**Work to do**
Repeat the lines below exactly as they appear, but leave out the images.

[Source code of charts]
-*-

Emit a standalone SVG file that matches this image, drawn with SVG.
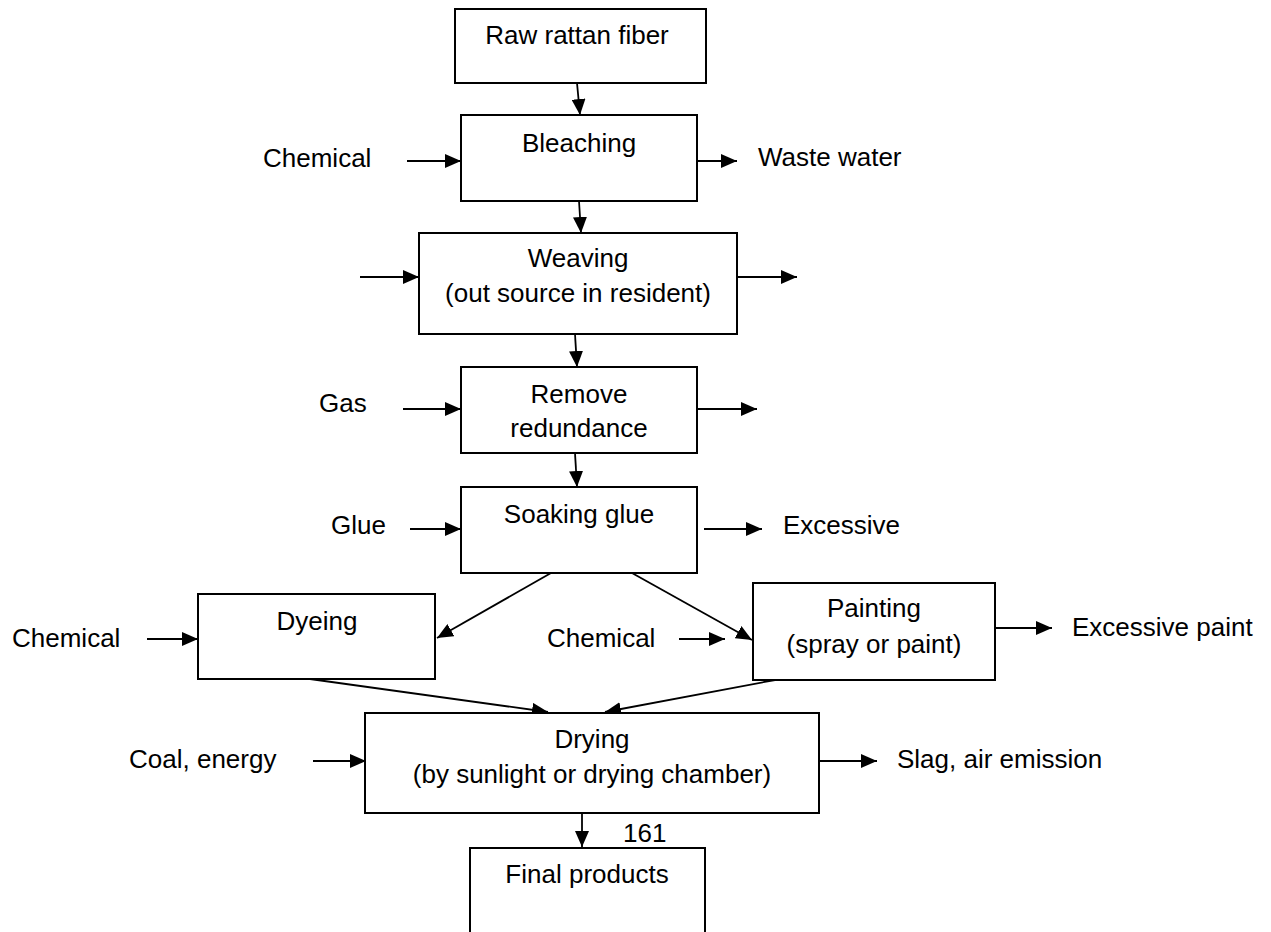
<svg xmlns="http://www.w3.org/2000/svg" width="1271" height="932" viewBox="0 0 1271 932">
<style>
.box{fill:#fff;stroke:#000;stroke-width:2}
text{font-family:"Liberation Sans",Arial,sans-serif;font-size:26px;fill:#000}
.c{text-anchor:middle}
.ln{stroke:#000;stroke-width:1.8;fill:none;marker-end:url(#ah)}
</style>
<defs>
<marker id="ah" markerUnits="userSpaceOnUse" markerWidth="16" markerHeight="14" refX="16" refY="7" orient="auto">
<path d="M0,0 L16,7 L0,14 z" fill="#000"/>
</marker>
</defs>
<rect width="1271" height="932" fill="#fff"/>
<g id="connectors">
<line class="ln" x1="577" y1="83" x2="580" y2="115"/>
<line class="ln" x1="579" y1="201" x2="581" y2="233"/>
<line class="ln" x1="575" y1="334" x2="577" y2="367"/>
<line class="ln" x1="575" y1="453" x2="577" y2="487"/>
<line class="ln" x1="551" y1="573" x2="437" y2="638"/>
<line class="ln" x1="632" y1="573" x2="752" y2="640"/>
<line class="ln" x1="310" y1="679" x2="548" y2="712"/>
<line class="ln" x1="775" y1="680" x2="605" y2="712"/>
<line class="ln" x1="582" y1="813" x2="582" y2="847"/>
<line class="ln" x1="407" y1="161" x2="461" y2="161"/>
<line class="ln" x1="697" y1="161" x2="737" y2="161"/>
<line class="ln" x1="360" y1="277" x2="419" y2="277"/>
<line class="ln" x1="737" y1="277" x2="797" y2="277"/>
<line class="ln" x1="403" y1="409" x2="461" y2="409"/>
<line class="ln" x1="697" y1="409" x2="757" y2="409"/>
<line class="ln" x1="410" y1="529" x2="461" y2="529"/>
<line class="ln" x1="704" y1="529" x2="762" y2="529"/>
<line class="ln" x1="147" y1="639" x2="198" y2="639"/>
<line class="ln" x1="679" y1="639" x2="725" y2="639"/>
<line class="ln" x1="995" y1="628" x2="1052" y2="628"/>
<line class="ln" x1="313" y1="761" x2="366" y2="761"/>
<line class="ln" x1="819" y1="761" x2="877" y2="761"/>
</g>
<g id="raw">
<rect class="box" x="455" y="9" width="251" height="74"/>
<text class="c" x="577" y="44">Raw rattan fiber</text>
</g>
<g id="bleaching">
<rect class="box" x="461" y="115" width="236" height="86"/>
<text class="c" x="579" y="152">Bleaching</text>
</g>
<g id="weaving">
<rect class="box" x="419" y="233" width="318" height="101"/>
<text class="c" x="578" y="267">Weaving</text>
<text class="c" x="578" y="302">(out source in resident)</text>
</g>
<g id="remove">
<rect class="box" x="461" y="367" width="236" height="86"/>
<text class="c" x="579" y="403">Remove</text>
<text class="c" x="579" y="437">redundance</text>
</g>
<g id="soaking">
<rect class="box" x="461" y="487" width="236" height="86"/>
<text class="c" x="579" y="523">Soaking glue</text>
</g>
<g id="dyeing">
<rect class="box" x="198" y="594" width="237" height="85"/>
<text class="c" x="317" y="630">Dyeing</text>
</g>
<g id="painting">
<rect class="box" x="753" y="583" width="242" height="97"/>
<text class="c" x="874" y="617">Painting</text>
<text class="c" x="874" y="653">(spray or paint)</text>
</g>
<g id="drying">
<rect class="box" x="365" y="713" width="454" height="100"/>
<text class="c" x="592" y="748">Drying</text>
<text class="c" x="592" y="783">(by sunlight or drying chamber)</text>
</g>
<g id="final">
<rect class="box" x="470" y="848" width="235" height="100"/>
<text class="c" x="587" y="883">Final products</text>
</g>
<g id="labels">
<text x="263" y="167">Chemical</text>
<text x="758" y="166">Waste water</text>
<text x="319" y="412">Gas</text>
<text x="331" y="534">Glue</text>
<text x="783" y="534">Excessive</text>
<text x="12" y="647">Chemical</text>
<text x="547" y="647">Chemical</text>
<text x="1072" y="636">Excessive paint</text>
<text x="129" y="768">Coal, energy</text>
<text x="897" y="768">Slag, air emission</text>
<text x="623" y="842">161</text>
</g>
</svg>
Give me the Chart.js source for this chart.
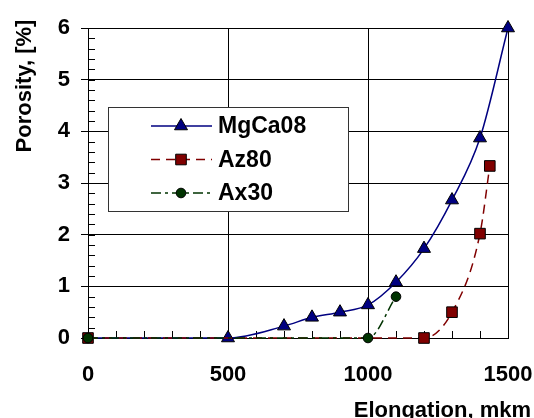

-*-

**Answer to this exercise**
Emit a standalone SVG file that matches this image, drawn with SVG.
<svg xmlns="http://www.w3.org/2000/svg" width="1271" height="932" viewBox="0 0 1271 932">
<style>
.box{fill:#fff;stroke:#000;stroke-width:2}
text{font-family:"Liberation Sans",Arial,sans-serif;font-size:26px;fill:#000}
.c{text-anchor:middle}
.ln{stroke:#000;stroke-width:1.8;fill:none;marker-end:url(#ah)}
</style>
<defs>
<marker id="ah" markerUnits="userSpaceOnUse" markerWidth="16" markerHeight="14" refX="16" refY="7" orient="auto">
<path d="M0,0 L16,7 L0,14 z" fill="#000"/>
</marker>
</defs>
<rect width="1271" height="932" fill="#fff"/>
<g id="connectors">
<line class="ln" x1="577" y1="83" x2="580" y2="115"/>
<line class="ln" x1="579" y1="201" x2="581" y2="233"/>
<line class="ln" x1="575" y1="334" x2="577" y2="367"/>
<line class="ln" x1="575" y1="453" x2="577" y2="487"/>
<line class="ln" x1="551" y1="573" x2="437" y2="638"/>
<line class="ln" x1="632" y1="573" x2="752" y2="640"/>
<line class="ln" x1="310" y1="679" x2="548" y2="712"/>
<line class="ln" x1="775" y1="680" x2="605" y2="712"/>
<line class="ln" x1="582" y1="813" x2="582" y2="847"/>
<line class="ln" x1="407" y1="161" x2="461" y2="161"/>
<line class="ln" x1="697" y1="161" x2="737" y2="161"/>
<line class="ln" x1="360" y1="277" x2="419" y2="277"/>
<line class="ln" x1="737" y1="277" x2="797" y2="277"/>
<line class="ln" x1="403" y1="409" x2="461" y2="409"/>
<line class="ln" x1="697" y1="409" x2="757" y2="409"/>
<line class="ln" x1="410" y1="529" x2="461" y2="529"/>
<line class="ln" x1="704" y1="529" x2="762" y2="529"/>
<line class="ln" x1="147" y1="639" x2="198" y2="639"/>
<line class="ln" x1="679" y1="639" x2="725" y2="639"/>
<line class="ln" x1="995" y1="628" x2="1052" y2="628"/>
<line class="ln" x1="313" y1="761" x2="366" y2="761"/>
<line class="ln" x1="819" y1="761" x2="877" y2="761"/>
</g>
<g id="raw">
<rect class="box" x="455" y="9" width="251" height="74"/>
<text class="c" x="577" y="44">Raw rattan fiber</text>
</g>
<g id="bleaching">
<rect class="box" x="461" y="115" width="236" height="86"/>
<text class="c" x="579" y="152">Bleaching</text>
</g>
<g id="weaving">
<rect class="box" x="419" y="233" width="318" height="101"/>
<text class="c" x="578" y="267">Weaving</text>
<text class="c" x="578" y="302">(out source in resident)</text>
</g>
<g id="remove">
<rect class="box" x="461" y="367" width="236" height="86"/>
<text class="c" x="579" y="403">Remove</text>
<text class="c" x="579" y="437">redundance</text>
</g>
<g id="soaking">
<rect class="box" x="461" y="487" width="236" height="86"/>
<text class="c" x="579" y="523">Soaking glue</text>
</g>
<g id="dyeing">
<rect class="box" x="198" y="594" width="237" height="85"/>
<text class="c" x="317" y="630">Dyeing</text>
</g>
<g id="painting">
<rect class="box" x="753" y="583" width="242" height="97"/>
<text class="c" x="874" y="617">Painting</text>
<text class="c" x="874" y="653">(spray or paint)</text>
</g>
<g id="drying">
<rect class="box" x="365" y="713" width="454" height="100"/>
<text class="c" x="592" y="748">Drying</text>
<text class="c" x="592" y="783">(by sunlight or drying chamber)</text>
</g>
<g id="final">
<rect class="box" x="470" y="848" width="235" height="100"/>
<text class="c" x="587" y="883">Final products</text>
</g>
<g id="labels">
<text x="263" y="167">Chemical</text>
<text x="758" y="166">Waste water</text>
<text x="319" y="412">Gas</text>
<text x="331" y="534">Glue</text>
<text x="783" y="534">Excessive</text>
<text x="12" y="647">Chemical</text>
<text x="547" y="647">Chemical</text>
<text x="1072" y="636">Excessive paint</text>
<text x="129" y="768">Coal, energy</text>
<text x="897" y="768">Slag, air emission</text>
<text x="623" y="842">161</text>
</g>
</svg>
Give me the Chart.js source for this chart.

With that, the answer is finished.